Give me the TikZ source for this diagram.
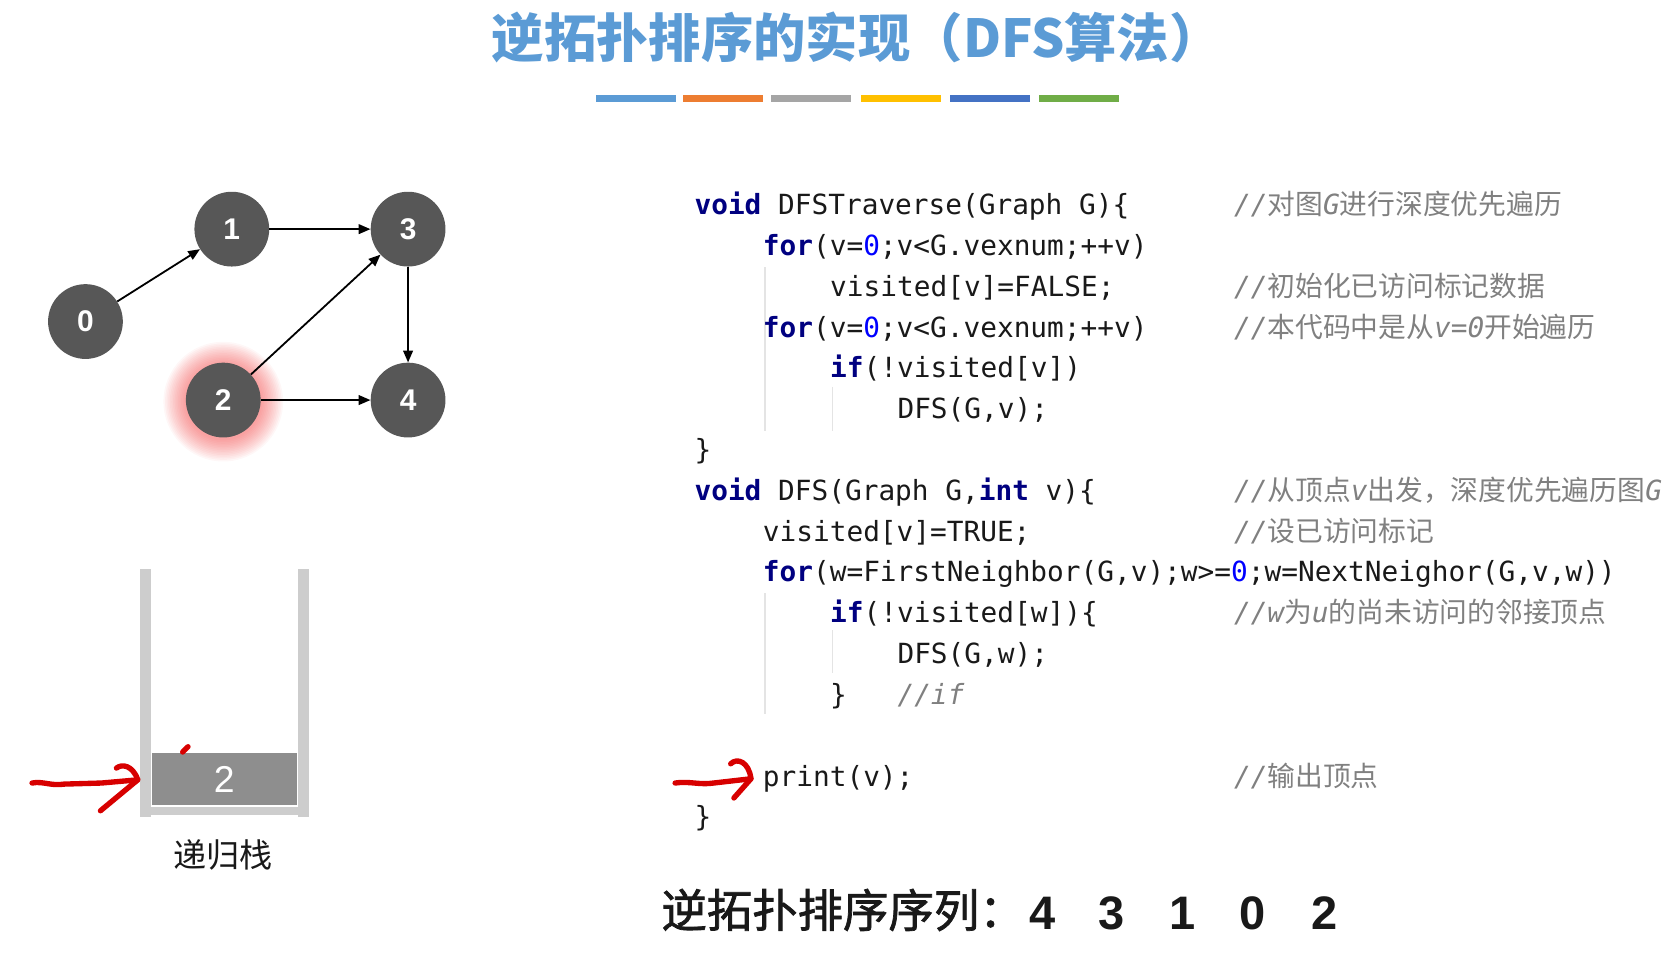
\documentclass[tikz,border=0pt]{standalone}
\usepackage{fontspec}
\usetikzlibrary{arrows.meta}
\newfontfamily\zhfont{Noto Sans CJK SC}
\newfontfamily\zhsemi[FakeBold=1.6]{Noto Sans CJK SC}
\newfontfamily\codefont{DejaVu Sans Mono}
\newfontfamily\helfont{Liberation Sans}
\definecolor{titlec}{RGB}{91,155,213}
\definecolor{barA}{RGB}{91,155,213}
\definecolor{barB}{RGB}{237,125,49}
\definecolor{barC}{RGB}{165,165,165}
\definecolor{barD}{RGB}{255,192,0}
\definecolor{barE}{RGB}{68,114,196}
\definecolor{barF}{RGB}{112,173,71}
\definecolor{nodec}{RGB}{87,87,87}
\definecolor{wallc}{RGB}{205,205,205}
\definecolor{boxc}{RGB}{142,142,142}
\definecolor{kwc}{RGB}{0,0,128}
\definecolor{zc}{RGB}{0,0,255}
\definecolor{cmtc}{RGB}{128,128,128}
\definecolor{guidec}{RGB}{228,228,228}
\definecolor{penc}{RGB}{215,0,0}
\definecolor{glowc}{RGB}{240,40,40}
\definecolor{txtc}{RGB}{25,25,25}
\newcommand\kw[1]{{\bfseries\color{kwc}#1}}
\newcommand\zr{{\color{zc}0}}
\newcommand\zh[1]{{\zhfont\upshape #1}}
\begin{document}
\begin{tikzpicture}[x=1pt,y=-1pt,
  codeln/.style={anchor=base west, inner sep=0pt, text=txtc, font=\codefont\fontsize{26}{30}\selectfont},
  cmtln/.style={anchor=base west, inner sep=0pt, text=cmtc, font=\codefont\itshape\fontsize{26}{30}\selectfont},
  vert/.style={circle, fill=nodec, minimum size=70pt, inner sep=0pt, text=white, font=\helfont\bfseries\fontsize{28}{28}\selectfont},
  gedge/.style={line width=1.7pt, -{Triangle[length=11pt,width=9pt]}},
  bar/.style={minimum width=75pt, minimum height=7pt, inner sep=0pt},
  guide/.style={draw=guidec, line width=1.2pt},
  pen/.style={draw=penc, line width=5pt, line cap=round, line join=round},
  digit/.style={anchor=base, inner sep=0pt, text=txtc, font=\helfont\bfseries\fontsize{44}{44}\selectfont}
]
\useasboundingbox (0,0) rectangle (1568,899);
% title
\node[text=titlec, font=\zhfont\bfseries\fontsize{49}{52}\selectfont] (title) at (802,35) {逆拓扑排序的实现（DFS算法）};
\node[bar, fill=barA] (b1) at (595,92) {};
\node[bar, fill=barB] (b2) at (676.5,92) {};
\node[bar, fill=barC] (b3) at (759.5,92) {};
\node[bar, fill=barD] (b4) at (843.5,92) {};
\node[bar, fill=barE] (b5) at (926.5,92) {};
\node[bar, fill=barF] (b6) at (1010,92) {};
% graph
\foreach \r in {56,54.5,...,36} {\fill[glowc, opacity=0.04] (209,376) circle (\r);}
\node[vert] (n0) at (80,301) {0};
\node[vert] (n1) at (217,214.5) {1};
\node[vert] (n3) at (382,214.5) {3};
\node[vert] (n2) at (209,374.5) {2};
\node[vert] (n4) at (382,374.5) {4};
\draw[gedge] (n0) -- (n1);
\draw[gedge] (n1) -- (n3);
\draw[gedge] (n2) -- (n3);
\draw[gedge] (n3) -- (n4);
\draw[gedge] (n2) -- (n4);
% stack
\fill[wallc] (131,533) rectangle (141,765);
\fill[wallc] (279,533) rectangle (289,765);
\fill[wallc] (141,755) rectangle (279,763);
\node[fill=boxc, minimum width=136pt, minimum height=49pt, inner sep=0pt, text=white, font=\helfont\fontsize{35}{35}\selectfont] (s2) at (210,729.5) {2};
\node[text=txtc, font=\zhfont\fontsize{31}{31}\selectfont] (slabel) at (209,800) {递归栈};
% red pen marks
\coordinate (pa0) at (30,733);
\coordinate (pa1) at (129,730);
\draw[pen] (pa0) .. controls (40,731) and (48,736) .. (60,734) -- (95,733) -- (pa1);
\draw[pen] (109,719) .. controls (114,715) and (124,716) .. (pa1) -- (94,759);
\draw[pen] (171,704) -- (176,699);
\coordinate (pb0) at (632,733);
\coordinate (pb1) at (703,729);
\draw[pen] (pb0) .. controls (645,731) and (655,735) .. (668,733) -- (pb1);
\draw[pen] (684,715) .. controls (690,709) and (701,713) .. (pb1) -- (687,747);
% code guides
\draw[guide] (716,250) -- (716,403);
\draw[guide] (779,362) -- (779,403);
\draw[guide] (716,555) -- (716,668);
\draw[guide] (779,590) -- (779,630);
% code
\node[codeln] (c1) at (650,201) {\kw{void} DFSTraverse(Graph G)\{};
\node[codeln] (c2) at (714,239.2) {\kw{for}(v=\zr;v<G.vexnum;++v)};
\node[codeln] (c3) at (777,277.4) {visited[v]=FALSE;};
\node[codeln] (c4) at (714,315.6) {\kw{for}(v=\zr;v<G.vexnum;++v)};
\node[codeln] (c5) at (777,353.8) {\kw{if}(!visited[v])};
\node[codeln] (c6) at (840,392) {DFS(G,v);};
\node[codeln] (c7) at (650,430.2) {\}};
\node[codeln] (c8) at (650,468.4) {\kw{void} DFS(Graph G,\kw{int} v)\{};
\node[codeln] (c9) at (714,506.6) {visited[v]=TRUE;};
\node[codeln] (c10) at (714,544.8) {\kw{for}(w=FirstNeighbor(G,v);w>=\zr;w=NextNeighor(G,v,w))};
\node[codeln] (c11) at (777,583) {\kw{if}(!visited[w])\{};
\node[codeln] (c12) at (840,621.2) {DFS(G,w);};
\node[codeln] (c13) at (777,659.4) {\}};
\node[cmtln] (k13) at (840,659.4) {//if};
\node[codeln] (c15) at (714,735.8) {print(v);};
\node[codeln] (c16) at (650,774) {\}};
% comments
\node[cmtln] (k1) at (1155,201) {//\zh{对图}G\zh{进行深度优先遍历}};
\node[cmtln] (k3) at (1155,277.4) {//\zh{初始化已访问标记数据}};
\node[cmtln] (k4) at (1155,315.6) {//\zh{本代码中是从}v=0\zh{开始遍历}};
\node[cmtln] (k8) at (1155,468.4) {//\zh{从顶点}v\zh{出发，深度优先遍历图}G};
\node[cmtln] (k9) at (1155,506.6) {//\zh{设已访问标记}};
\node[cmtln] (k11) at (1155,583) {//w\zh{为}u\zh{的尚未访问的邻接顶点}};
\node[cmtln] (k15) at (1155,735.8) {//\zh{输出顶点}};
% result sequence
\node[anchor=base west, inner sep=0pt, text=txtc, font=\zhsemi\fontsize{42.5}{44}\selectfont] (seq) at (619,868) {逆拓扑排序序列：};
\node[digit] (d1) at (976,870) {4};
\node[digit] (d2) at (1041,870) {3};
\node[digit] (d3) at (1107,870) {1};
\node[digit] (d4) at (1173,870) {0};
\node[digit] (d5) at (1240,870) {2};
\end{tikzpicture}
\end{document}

··········

WORK TO BE COMPLETED |
Except for the pictures, give all the material above again verbatim.

ANSWER IN FULL |
Give me the TikZ source for this diagram.
\documentclass[tikz,border=0pt]{standalone}
\usepackage{fontspec}
\usetikzlibrary{arrows.meta}
\newfontfamily\zhfont{Noto Sans CJK SC}
\newfontfamily\zhsemi[FakeBold=1.6]{Noto Sans CJK SC}
\newfontfamily\codefont{DejaVu Sans Mono}
\newfontfamily\helfont{Liberation Sans}
\definecolor{titlec}{RGB}{91,155,213}
\definecolor{barA}{RGB}{91,155,213}
\definecolor{barB}{RGB}{237,125,49}
\definecolor{barC}{RGB}{165,165,165}
\definecolor{barD}{RGB}{255,192,0}
\definecolor{barE}{RGB}{68,114,196}
\definecolor{barF}{RGB}{112,173,71}
\definecolor{nodec}{RGB}{87,87,87}
\definecolor{wallc}{RGB}{205,205,205}
\definecolor{boxc}{RGB}{142,142,142}
\definecolor{kwc}{RGB}{0,0,128}
\definecolor{zc}{RGB}{0,0,255}
\definecolor{cmtc}{RGB}{128,128,128}
\definecolor{guidec}{RGB}{228,228,228}
\definecolor{penc}{RGB}{215,0,0}
\definecolor{glowc}{RGB}{240,40,40}
\definecolor{txtc}{RGB}{25,25,25}
\newcommand\kw[1]{{\bfseries\color{kwc}#1}}
\newcommand\zr{{\color{zc}0}}
\newcommand\zh[1]{{\zhfont\upshape #1}}
\begin{document}
\begin{tikzpicture}[x=1pt,y=-1pt,
  codeln/.style={anchor=base west, inner sep=0pt, text=txtc, font=\codefont\fontsize{26}{30}\selectfont},
  cmtln/.style={anchor=base west, inner sep=0pt, text=cmtc, font=\codefont\itshape\fontsize{26}{30}\selectfont},
  vert/.style={circle, fill=nodec, minimum size=70pt, inner sep=0pt, text=white, font=\helfont\bfseries\fontsize{28}{28}\selectfont},
  gedge/.style={line width=1.7pt, -{Triangle[length=11pt,width=9pt]}},
  bar/.style={minimum width=75pt, minimum height=7pt, inner sep=0pt},
  guide/.style={draw=guidec, line width=1.2pt},
  pen/.style={draw=penc, line width=5pt, line cap=round, line join=round},
  digit/.style={anchor=base, inner sep=0pt, text=txtc, font=\helfont\bfseries\fontsize{44}{44}\selectfont}
]
\useasboundingbox (0,0) rectangle (1568,899);
% title
\node[text=titlec, font=\zhfont\bfseries\fontsize{49}{52}\selectfont] (title) at (802,35) {逆拓扑排序的实现（DFS算法）};
\node[bar, fill=barA] (b1) at (595,92) {};
\node[bar, fill=barB] (b2) at (676.5,92) {};
\node[bar, fill=barC] (b3) at (759.5,92) {};
\node[bar, fill=barD] (b4) at (843.5,92) {};
\node[bar, fill=barE] (b5) at (926.5,92) {};
\node[bar, fill=barF] (b6) at (1010,92) {};
% graph
\foreach \r in {56,54.5,...,36} {\fill[glowc, opacity=0.04] (209,376) circle (\r);}
\node[vert] (n0) at (80,301) {0};
\node[vert] (n1) at (217,214.5) {1};
\node[vert] (n3) at (382,214.5) {3};
\node[vert] (n2) at (209,374.5) {2};
\node[vert] (n4) at (382,374.5) {4};
\draw[gedge] (n0) -- (n1);
\draw[gedge] (n1) -- (n3);
\draw[gedge] (n2) -- (n3);
\draw[gedge] (n3) -- (n4);
\draw[gedge] (n2) -- (n4);
% stack
\fill[wallc] (131,533) rectangle (141,765);
\fill[wallc] (279,533) rectangle (289,765);
\fill[wallc] (141,755) rectangle (279,763);
\node[fill=boxc, minimum width=136pt, minimum height=49pt, inner sep=0pt, text=white, font=\helfont\fontsize{35}{35}\selectfont] (s2) at (210,729.5) {2};
\node[text=txtc, font=\zhfont\fontsize{31}{31}\selectfont] (slabel) at (209,800) {递归栈};
% red pen marks
\coordinate (pa0) at (30,733);
\coordinate (pa1) at (129,730);
\draw[pen] (pa0) .. controls (40,731) and (48,736) .. (60,734) -- (95,733) -- (pa1);
\draw[pen] (109,719) .. controls (114,715) and (124,716) .. (pa1) -- (94,759);
\draw[pen] (171,704) -- (176,699);
\coordinate (pb0) at (632,733);
\coordinate (pb1) at (703,729);
\draw[pen] (pb0) .. controls (645,731) and (655,735) .. (668,733) -- (pb1);
\draw[pen] (684,715) .. controls (690,709) and (701,713) .. (pb1) -- (687,747);
% code guides
\draw[guide] (716,250) -- (716,403);
\draw[guide] (779,362) -- (779,403);
\draw[guide] (716,555) -- (716,668);
\draw[guide] (779,590) -- (779,630);
% code
\node[codeln] (c1) at (650,201) {\kw{void} DFSTraverse(Graph G)\{};
\node[codeln] (c2) at (714,239.2) {\kw{for}(v=\zr;v<G.vexnum;++v)};
\node[codeln] (c3) at (777,277.4) {visited[v]=FALSE;};
\node[codeln] (c4) at (714,315.6) {\kw{for}(v=\zr;v<G.vexnum;++v)};
\node[codeln] (c5) at (777,353.8) {\kw{if}(!visited[v])};
\node[codeln] (c6) at (840,392) {DFS(G,v);};
\node[codeln] (c7) at (650,430.2) {\}};
\node[codeln] (c8) at (650,468.4) {\kw{void} DFS(Graph G,\kw{int} v)\{};
\node[codeln] (c9) at (714,506.6) {visited[v]=TRUE;};
\node[codeln] (c10) at (714,544.8) {\kw{for}(w=FirstNeighbor(G,v);w>=\zr;w=NextNeighor(G,v,w))};
\node[codeln] (c11) at (777,583) {\kw{if}(!visited[w])\{};
\node[codeln] (c12) at (840,621.2) {DFS(G,w);};
\node[codeln] (c13) at (777,659.4) {\}};
\node[cmtln] (k13) at (840,659.4) {//if};
\node[codeln] (c15) at (714,735.8) {print(v);};
\node[codeln] (c16) at (650,774) {\}};
% comments
\node[cmtln] (k1) at (1155,201) {//\zh{对图}G\zh{进行深度优先遍历}};
\node[cmtln] (k3) at (1155,277.4) {//\zh{初始化已访问标记数据}};
\node[cmtln] (k4) at (1155,315.6) {//\zh{本代码中是从}v=0\zh{开始遍历}};
\node[cmtln] (k8) at (1155,468.4) {//\zh{从顶点}v\zh{出发，深度优先遍历图}G};
\node[cmtln] (k9) at (1155,506.6) {//\zh{设已访问标记}};
\node[cmtln] (k11) at (1155,583) {//w\zh{为}u\zh{的尚未访问的邻接顶点}};
\node[cmtln] (k15) at (1155,735.8) {//\zh{输出顶点}};
% result sequence
\node[anchor=base west, inner sep=0pt, text=txtc, font=\zhsemi\fontsize{42.5}{44}\selectfont] (seq) at (619,868) {逆拓扑排序序列：};
\node[digit] (d1) at (976,870) {4};
\node[digit] (d2) at (1041,870) {3};
\node[digit] (d3) at (1107,870) {1};
\node[digit] (d4) at (1173,870) {0};
\node[digit] (d5) at (1240,870) {2};
\end{tikzpicture}
\end{document}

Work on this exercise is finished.